The aim of this is to aid acceptance of disabilities and through the use of phrasiology that does not have negative connotations. While doubtless they helped a lot of people who will consider this good work, I find it both patronising and the wrong thing to do.
"Jennifer Hauser is 11 years old and is in the 5th grade. She has a learning disability or "learning difference" as she likes to call it." While Jennifer may prefer to say she has a "learning difference", when I am king she will only get special dispensation if it's a learning disability. I would hate for her to go without, as she doesn't look particularly capable to me. Even worse than this over compensation is "Stephen Arthurs is 11 years old. When he realized that his beatings were more serious than the discipline other parents used, he got some help and so did his Mom and Dad." After an extended period in state custody, Stephen was relocated with another family. They were eager to take him as they wanted to take naked pictures and put them on the internet.
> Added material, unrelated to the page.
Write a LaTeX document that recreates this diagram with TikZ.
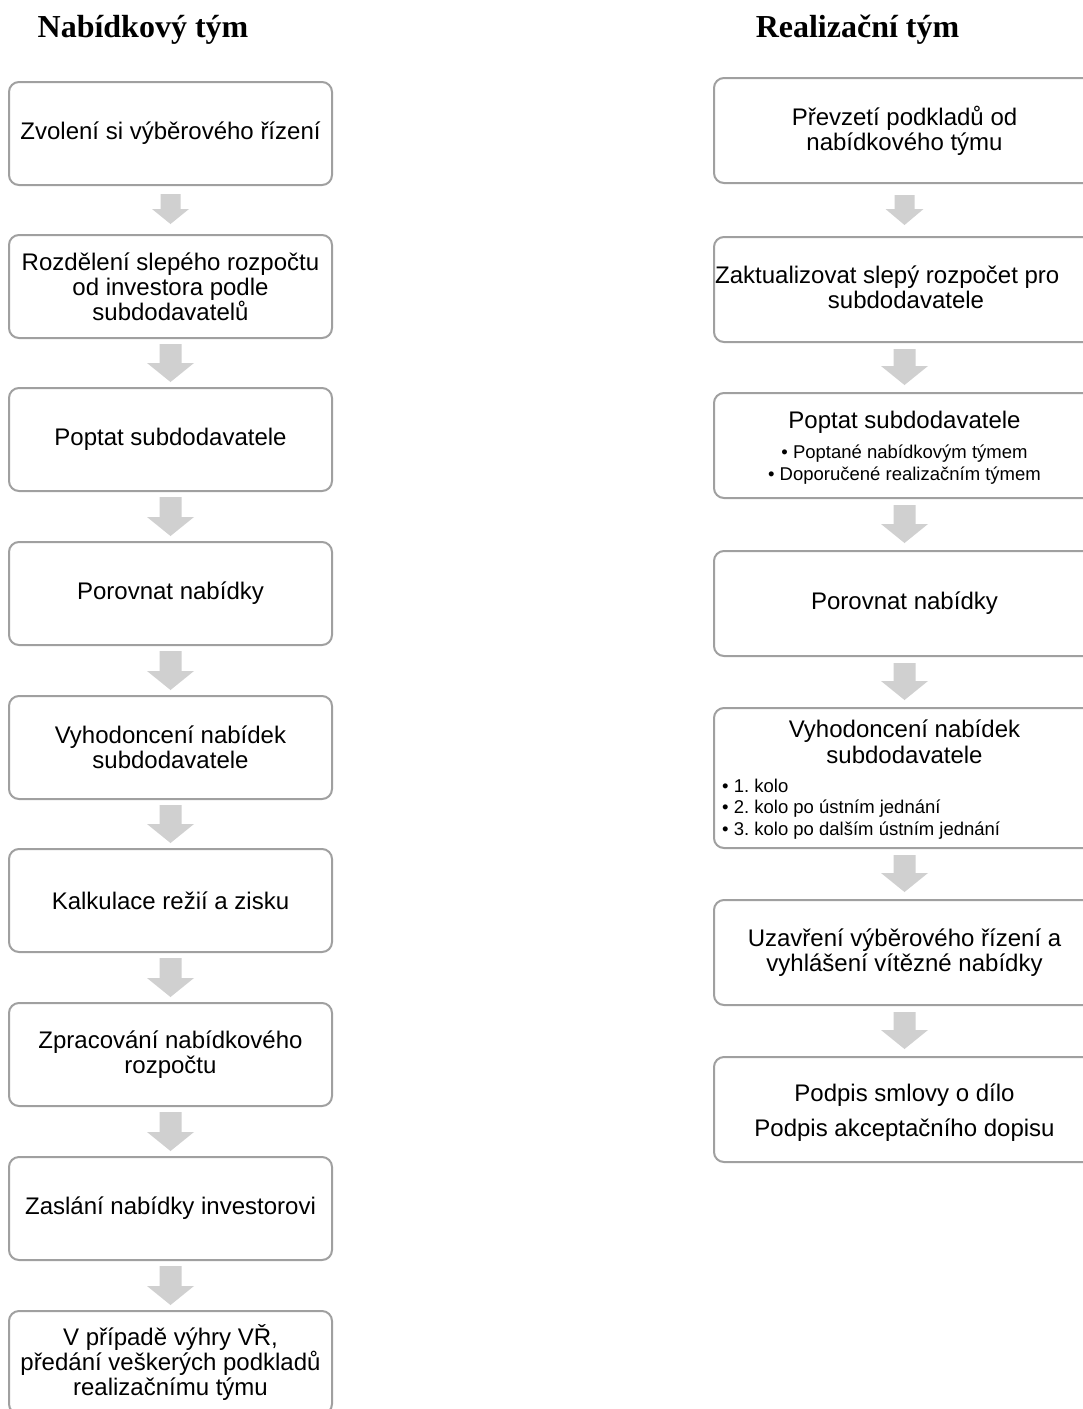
\documentclass[tikz,border=0pt]{standalone}
\usepackage{fontspec}
\setmainfont{Liberation Sans}
\newfontfamily\titlefont{Liberation Serif}
\usetikzlibrary{calc}
\frenchspacing
\definecolor{boxgray}{HTML}{A0A0A0}
\definecolor{arrowgray}{HTML}{D0D0D0}
\newcommand\mainfs{\fontsize{24}{25}\selectfont}
\newcommand\bulletfs{\fontsize{18.5}{21.5}\selectfont}
% #1 from node, #2 to node, #3 shaft half width, #4 head half width, #5 head length, #6 top gap, #7 bottom gap
\newcommand\blockarrow[7]{%
  \fill[arrowgray] ($(#1.south)+(-#3,#6)$) -- ($(#2.north)+(-#3,-#7-#5)$)
    -- ($(#2.north)+(-#4,-#7-#5)$) -- ($(#2.north)+(0,-#7)$)
    -- ($(#2.north)+(#4,-#7-#5)$) -- ($(#2.north)+(#3,-#7-#5)$)
    -- ($(#1.south)+(#3,#6)$) -- cycle;}
\begin{document}
\begin{tikzpicture}[x=1pt,y=-1pt,
  box/.style={draw=boxgray, line width=2pt, rounded corners=10pt, fill=white,
    align=center, inner sep=0pt, font=\mainfs},
  lbox/.style={box, minimum width=323pt, minimum height=103pt},
  rbox/.style={box, minimum width=381pt, minimum height=105pt},
  titletext/.style={font=\titlefont\bfseries\fontsize{32}{34}\selectfont, anchor=base, inner sep=0pt},
  plain/.style={inner sep=0pt, font=\mainfs, align=center}]
\useasboundingbox (0,0) rectangle (1083,1409);
\clip (0,0) rectangle (1083,1409);
\fill[white] (0,0) rectangle (1083,1409);

\node[titletext] (tl) at (143,37) {Nabídkový tým};
\node[titletext] (tr) at (857.5,37) {Realizační tým};

% left column
\node[lbox] (L1) at (170.5,133.5) {Zvolení si výběrového řízení};
\node[lbox] (L2) at (170.5,286.5) {Rozdělení slepého rozpočtu\\od investora podle\\subdodavatelů};
\node[lbox] (L3) at (170.5,439.5) {Poptat subdodavatele};
\node[lbox] (L4) at (170.5,593.5) {Porovnat nabídky};
\node[lbox] (L5) at (170.5,747.5) {Vyhodoncení nabídek\\subdodavatele};
\node[lbox] (L6) at (170.5,900.5) {Kalkulace režií a zisku};
\node[lbox] (L7) at (170.5,1054.5) {Zpracování nabídkového\\rozpočtu};
\node[lbox] (L8) at (170.5,1208.5) {Zaslání nabídky investorovi};
\node[lbox] (L9) at (170.5,1362.5) {V případě výhry VŘ,\\předání veškerých podkladů\\realizačnímu týmu};

\blockarrow{L1}{L2}{10}{18.5}{15}{8}{10}
\blockarrow{L2}{L3}{11}{23.5}{19}{5}{5}
\blockarrow{L3}{L4}{11}{23.5}{19}{5}{5}
\blockarrow{L4}{L5}{11}{23.5}{19}{5}{5}
\blockarrow{L5}{L6}{11}{23.5}{19}{5}{5}
\blockarrow{L6}{L7}{11}{23.5}{19}{5}{5}
\blockarrow{L7}{L8}{11}{23.5}{19}{5}{5}
\blockarrow{L8}{L9}{11}{23.5}{19}{5}{5}

% right column
\node[rbox] (R1) at (904.5,130.5) {Převzetí podkladů od\\nabídkového týmu};
\node[rbox] (R2) at (904.5,289.5) {};
\node[plain, anchor=base west] (R2a) at (715,283) {Zaktualizovat slepý rozpočet pro};
\node[plain, anchor=base] (R2b) at (906,308) {subdodavatele};
\node[rbox] (R3) at (904.5,445.5) {};
\node[plain, anchor=base] (R3a) at (904.5,428) {Poptat subdodavatele};
\node[plain, anchor=base, font=\bulletfs] (R3b) at (904.5,458) {• Poptané nabídkovým týmem};
\node[plain, anchor=base, font=\bulletfs] (R3c) at (904.5,480) {• Doporučené realizačním týmem};
\node[rbox] (R4) at (904.5,603.5) {Porovnat nabídky};
\node[rbox, minimum height=140pt] (R5) at (904.5,778) {};
\node[plain, anchor=base] (R5a) at (904.5,737) {Vyhodoncení nabídek};
\node[plain, anchor=base] (R5b) at (904.5,763) {subdodavatele};
\node[plain, anchor=base west, font=\bulletfs] (R5c) at (722,792) {• 1. kolo};
\node[plain, anchor=base west, font=\bulletfs] (R5d) at (722,813.5) {• 2. kolo po ústním jednání};
\node[plain, anchor=base west, font=\bulletfs] (R5e) at (722,835) {• 3. kolo po dalším ústním jednání};
\node[rbox] (R6) at (904.5,952.5) {Uzavření výběrového řízení a\\vyhlášení vítězné nabídky};
\node[rbox] (R7) at (904.5,1109.5) {};
\node[plain, anchor=base] (R7a) at (904.5,1101) {Podpis smlovy o dílo};
\node[plain, anchor=base] (R7b) at (904.5,1136) {Podpis akceptačního dopisu};

\blockarrow{R1}{R2}{10}{19}{16}{11}{11}
\blockarrow{R2}{R3}{11}{23.5}{19}{6}{7}
\blockarrow{R3}{R4}{11}{23.5}{19}{6}{7}
\blockarrow{R4}{R5}{11}{23.5}{19}{6}{7}
\blockarrow{R5}{R6}{11}{23.5}{19}{6}{7}
\blockarrow{R6}{R7}{11}{23.5}{19}{6}{7}
\end{tikzpicture}
\end{document}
His parents went to jail where they too were repeatedly raped. As dreadful as it is that Stephen's parents beat him, to vaguely say that they "got help" is a very dangerous thing.
It is quite possible that I do not appreciate the specific examples used because I am detached from them - indeed, I have much empathy for individuals who are hard done by though do not suffer a specific disability, as they have no help. I also think that the internet is a good medium for the provision of support as it enables help to be given to those who need it who are not geographically able to find it elsewhere. Accordingly, I would now like to initiate the movement for internet help of non-disabled but really angry individuals whose problems, brought on by life through no fault of their own, are merely exacerbated by where they live.
Hatred lives in Elko, Nevada. I think that CSI makes Nevada look a pretty cool place to live, though I recognise that this is possibly just for the purposes of making entertaining television, so I will accept the assessment of someone who lives there. Having said this, the 19th National Cowboy Poetry Gathering wasn't held in my town!
Ana lives in Nova Scotia, and for this has my deepest sympathies. She has to put up on a daily basis with the sanctimonious US emigrants who eagerly attempt to embrace all things Canadian by buying .ca domain names then e-mailing me wanting to exchange links. As though this is not enough, she is also subject to an economy based soley on sales of Molson Beer, and an international association with nothing but beavers, moose, travel by sled, SARS infestation and the 'musical' stylings of Celine Dion, Avril Lavigne, Sum 41, and Barenaked Ladies.
Evil Charles lives in Kentucky. I have no idea whether he likes it there or not, but anything that drives a person to drink like he does is not to be endorsed.